» **GIVEN REQUEST**
Restate all the material verbatim, except for the pictures.

:::

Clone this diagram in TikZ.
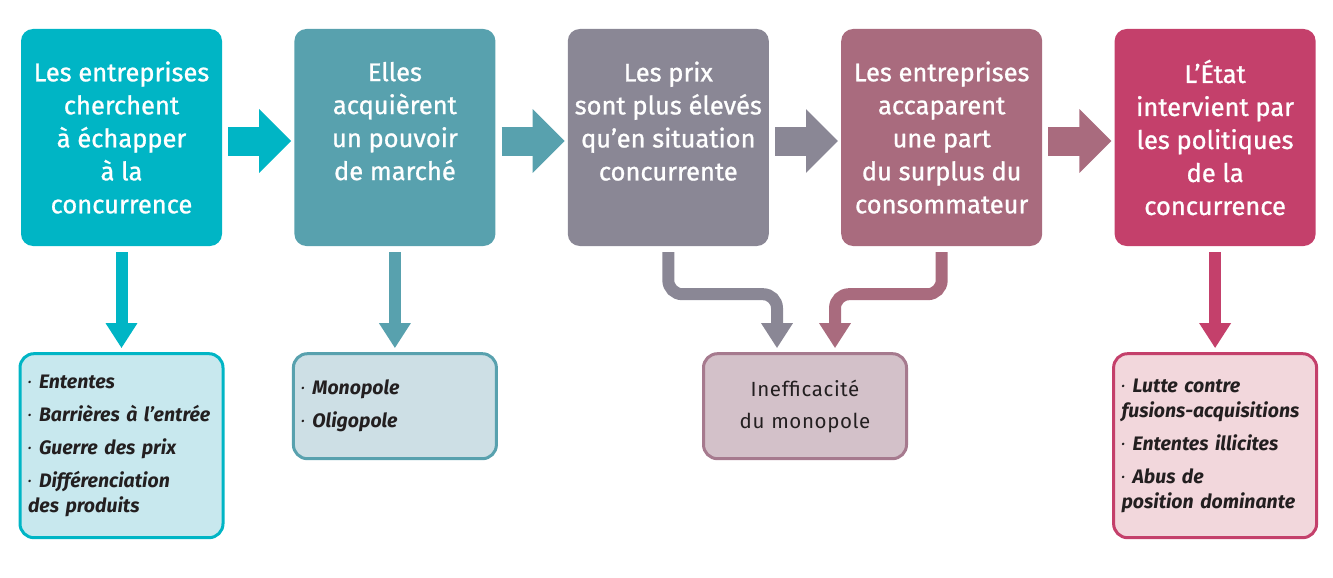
\documentclass[tikz,border=0pt]{standalone}
\usepackage{fontspec}
\setmainfont{Fira Sans}
\usetikzlibrary{arrows.meta,positioning,calc}

\definecolor{cyanA}{RGB}{0,181,197}
\definecolor{tealB}{RGB}{88,161,174}
\definecolor{greyC}{RGB}{138,135,149}
\definecolor{mauveD}{RGB}{169,107,126}
\definecolor{roseE}{RGB}{196,64,107}
\definecolor{cyanL}{RGB}{200,232,238}
\definecolor{tealL}{RGB}{205,223,229}
\definecolor{mauveL}{RGB}{211,193,201}
\definecolor{mauveB}{RGB}{166,122,142}
\definecolor{roseL}{RGB}{242,215,220}
\definecolor{textdark}{RGB}{35,31,32}

\newcommand{\itm}{\raisebox{3pt}{\fontsize{9}{9}\selectfont\textbullet}\hspace{8pt}}

\begin{document}
\begin{tikzpicture}[
    x=1pt, y=-1pt,
    topbox/.style={rectangle, rounded corners=12pt, minimum width=201pt, minimum height=217pt, align=center, text=white, font=\fontsize{25.5}{33}\selectfont\addfontfeature{FakeBold=1}, inner sep=0pt},
    subbox/.style={rectangle, rounded corners=14pt, line width=3pt, minimum width=203pt, text width=187pt, inner xsep=8pt, align=left, text=textdark, font=\fontsize{19.5}{25}\selectfont\bfseries\itshape},
    flow/.style={line width=29pt, -{Triangle[length=32pt,width=62pt]}},
    drop/.style={line width=12pt, rounded corners=14pt, -{Triangle[length=25pt,width=30pt]}}
]
\useasboundingbox (0,0) rectangle (1333,578);

% Top row
\node[topbox, fill=cyanA] (b1) at (121.5,137.5) {Les entreprises\\cherchent\\à échapper\\à la\\concurrence};
\node[topbox, fill=tealB, right=72pt of b1] (b2) {Elles\\acquièrent\\un pouvoir\\de marché\\\mbox{}};
\node[topbox, fill=greyC, right=72pt of b2] (b3) {Les prix\\sont plus élevés\\qu’en situation\\concurrente\\\mbox{}};
\node[topbox, fill=mauveD, right=72pt of b3] (b4) {Les entreprises\\accaparent\\une part\\du surplus du\\consommateur};
\node[topbox, fill=roseE, right=72pt of b4] (b5) {L’État\\intervient par\\les politiques\\de la\\concurrence};

% Bottom row
\node[subbox, draw=cyanA, fill=cyanL, minimum height=184pt, below=106pt of b1] (s1) {\itm Ententes\\[8pt]\itm Barrières à l’entrée\\[8pt]\itm Guerre des prix\\[8pt]\itm Différenciation\\des produits};
\node[subbox, draw=tealB, fill=tealL, minimum height=105pt, below=106pt of b2] (s2) {\itm Monopole\\[8pt]\itm Oligopole};
\coordinate (mid) at ($(b3.south east)!0.5!(b4.south west)$);
\node[subbox, draw=mauveB, fill=mauveL, minimum height=105pt, align=center, font=\fontsize{20.5}{32}\selectfont\addfontfeature{LetterSpace=3}, below=106pt of mid] (ineff) {Inefficacité\\du monopole};
\node[subbox, draw=roseE, fill=roseL, minimum height=184pt, below=106pt of b5] (s5) {\itm Lutte contre\\fusions-acquisitions\\[8pt]\itm Ententes illicites\\[8pt]\itm Abus de\\position dominante};

% Horizontal arrows
\draw[flow, cyanA] ([xshift=6pt,yshift=-3.5pt]b1.east) -- ([xshift=-3pt,yshift=-3.5pt]b2.west);
\draw[flow, tealB] ([xshift=6pt,yshift=-3.5pt]b2.east) -- ([xshift=-3pt,yshift=-3.5pt]b3.west);
\draw[flow, greyC] ([xshift=6pt,yshift=-3.5pt]b3.east) -- ([xshift=-3pt,yshift=-3.5pt]b4.west);
\draw[flow, mauveD] ([xshift=6pt,yshift=-3.5pt]b4.east) -- ([xshift=-3pt,yshift=-3.5pt]b5.west);

% Down arrows
\draw[drop, cyanA] ([yshift=-6pt]b1.south) -- ([yshift=4pt]s1.north);
\draw[drop, tealB] ([yshift=-6pt]b2.south) -- ([yshift=4pt]s2.north);
\draw[drop, roseE] ([yshift=-6pt]b5.south) -- ([yshift=4pt]s5.north);

% Bent arrows into the middle box
\coordinate (bendL) at ($(ineff.north)+(-28,-58)$);
\coordinate (bendR) at ($(ineff.north)+(30,-58)$);
\draw[drop, greyC] ([yshift=-6pt]b3.south) |- (bendL) -- ([xshift=-28pt,yshift=4pt]ineff.north);
\draw[drop, mauveD] ([yshift=-6pt]b4.south) |- (bendR) -- ([xshift=30pt,yshift=4pt]ineff.north);

\end{tikzpicture}
\end{document}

:::

» **RESULT OF THIS EXERCISE**
Clone this diagram in TikZ.
\documentclass[tikz,border=0pt]{standalone}
\usepackage{fontspec}
\setmainfont{Fira Sans}
\usetikzlibrary{arrows.meta,positioning,calc}

\definecolor{cyanA}{RGB}{0,181,197}
\definecolor{tealB}{RGB}{88,161,174}
\definecolor{greyC}{RGB}{138,135,149}
\definecolor{mauveD}{RGB}{169,107,126}
\definecolor{roseE}{RGB}{196,64,107}
\definecolor{cyanL}{RGB}{200,232,238}
\definecolor{tealL}{RGB}{205,223,229}
\definecolor{mauveL}{RGB}{211,193,201}
\definecolor{mauveB}{RGB}{166,122,142}
\definecolor{roseL}{RGB}{242,215,220}
\definecolor{textdark}{RGB}{35,31,32}

\newcommand{\itm}{\raisebox{3pt}{\fontsize{9}{9}\selectfont\textbullet}\hspace{8pt}}

\begin{document}
\begin{tikzpicture}[
    x=1pt, y=-1pt,
    topbox/.style={rectangle, rounded corners=12pt, minimum width=201pt, minimum height=217pt, align=center, text=white, font=\fontsize{25.5}{33}\selectfont\addfontfeature{FakeBold=1}, inner sep=0pt},
    subbox/.style={rectangle, rounded corners=14pt, line width=3pt, minimum width=203pt, text width=187pt, inner xsep=8pt, align=left, text=textdark, font=\fontsize{19.5}{25}\selectfont\bfseries\itshape},
    flow/.style={line width=29pt, -{Triangle[length=32pt,width=62pt]}},
    drop/.style={line width=12pt, rounded corners=14pt, -{Triangle[length=25pt,width=30pt]}}
]
\useasboundingbox (0,0) rectangle (1333,578);

% Top row
\node[topbox, fill=cyanA] (b1) at (121.5,137.5) {Les entreprises\\cherchent\\à échapper\\à la\\concurrence};
\node[topbox, fill=tealB, right=72pt of b1] (b2) {Elles\\acquièrent\\un pouvoir\\de marché\\\mbox{}};
\node[topbox, fill=greyC, right=72pt of b2] (b3) {Les prix\\sont plus élevés\\qu’en situation\\concurrente\\\mbox{}};
\node[topbox, fill=mauveD, right=72pt of b3] (b4) {Les entreprises\\accaparent\\une part\\du surplus du\\consommateur};
\node[topbox, fill=roseE, right=72pt of b4] (b5) {L’État\\intervient par\\les politiques\\de la\\concurrence};

% Bottom row
\node[subbox, draw=cyanA, fill=cyanL, minimum height=184pt, below=106pt of b1] (s1) {\itm Ententes\\[8pt]\itm Barrières à l’entrée\\[8pt]\itm Guerre des prix\\[8pt]\itm Différenciation\\des produits};
\node[subbox, draw=tealB, fill=tealL, minimum height=105pt, below=106pt of b2] (s2) {\itm Monopole\\[8pt]\itm Oligopole};
\coordinate (mid) at ($(b3.south east)!0.5!(b4.south west)$);
\node[subbox, draw=mauveB, fill=mauveL, minimum height=105pt, align=center, font=\fontsize{20.5}{32}\selectfont\addfontfeature{LetterSpace=3}, below=106pt of mid] (ineff) {Inefficacité\\du monopole};
\node[subbox, draw=roseE, fill=roseL, minimum height=184pt, below=106pt of b5] (s5) {\itm Lutte contre\\fusions-acquisitions\\[8pt]\itm Ententes illicites\\[8pt]\itm Abus de\\position dominante};

% Horizontal arrows
\draw[flow, cyanA] ([xshift=6pt,yshift=-3.5pt]b1.east) -- ([xshift=-3pt,yshift=-3.5pt]b2.west);
\draw[flow, tealB] ([xshift=6pt,yshift=-3.5pt]b2.east) -- ([xshift=-3pt,yshift=-3.5pt]b3.west);
\draw[flow, greyC] ([xshift=6pt,yshift=-3.5pt]b3.east) -- ([xshift=-3pt,yshift=-3.5pt]b4.west);
\draw[flow, mauveD] ([xshift=6pt,yshift=-3.5pt]b4.east) -- ([xshift=-3pt,yshift=-3.5pt]b5.west);

% Down arrows
\draw[drop, cyanA] ([yshift=-6pt]b1.south) -- ([yshift=4pt]s1.north);
\draw[drop, tealB] ([yshift=-6pt]b2.south) -- ([yshift=4pt]s2.north);
\draw[drop, roseE] ([yshift=-6pt]b5.south) -- ([yshift=4pt]s5.north);

% Bent arrows into the middle box
\coordinate (bendL) at ($(ineff.north)+(-28,-58)$);
\coordinate (bendR) at ($(ineff.north)+(30,-58)$);
\draw[drop, greyC] ([yshift=-6pt]b3.south) |- (bendL) -- ([xshift=-28pt,yshift=4pt]ineff.north);
\draw[drop, mauveD] ([yshift=-6pt]b4.south) |- (bendR) -- ([xshift=30pt,yshift=4pt]ineff.north);

\end{tikzpicture}
\end{document}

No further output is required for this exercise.